Question: Is the relationship between Alice and Mad Hatter a love story?

Burton: I wouldn’t say. She’s just a young girl, please. She’s older but she’s not that old.

Question: Would you dispel the rumor you’re doing Dark Shadows?

Burton: Dispel the rumor, no, that’s the plan. If I’d ever finish this one, yeah. That’s the problem. Hard to think beyond this at the moment because there’s so much to do still, but that’s the plan.

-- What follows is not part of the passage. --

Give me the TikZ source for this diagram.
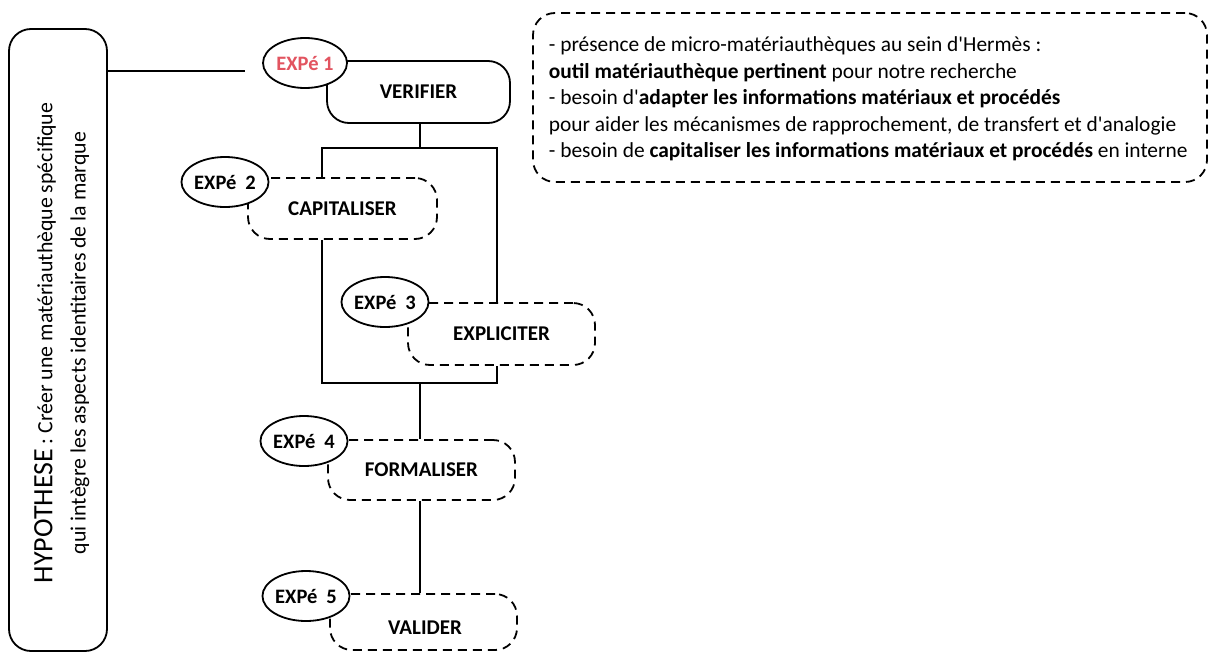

Question: Why Mia and Helena?

Burton: Mia was just, we just wanted somebody with a gravity to her. Most Alice’s are just a precocious girl wandering through things. We just wanted somebody who had, it’s hard to put into words but just had a gravity to her, an internal life, something that you could see the wheels turning. It’s just a simple kind of power to her that we really liked. Not flamboyant, not very showy but just somebody that’s got a lot of internal life to her. That’s why I picked her. Helena, I don’t know, she’s got a big head. Seemed to fit the red queen, I don’t know. She was available.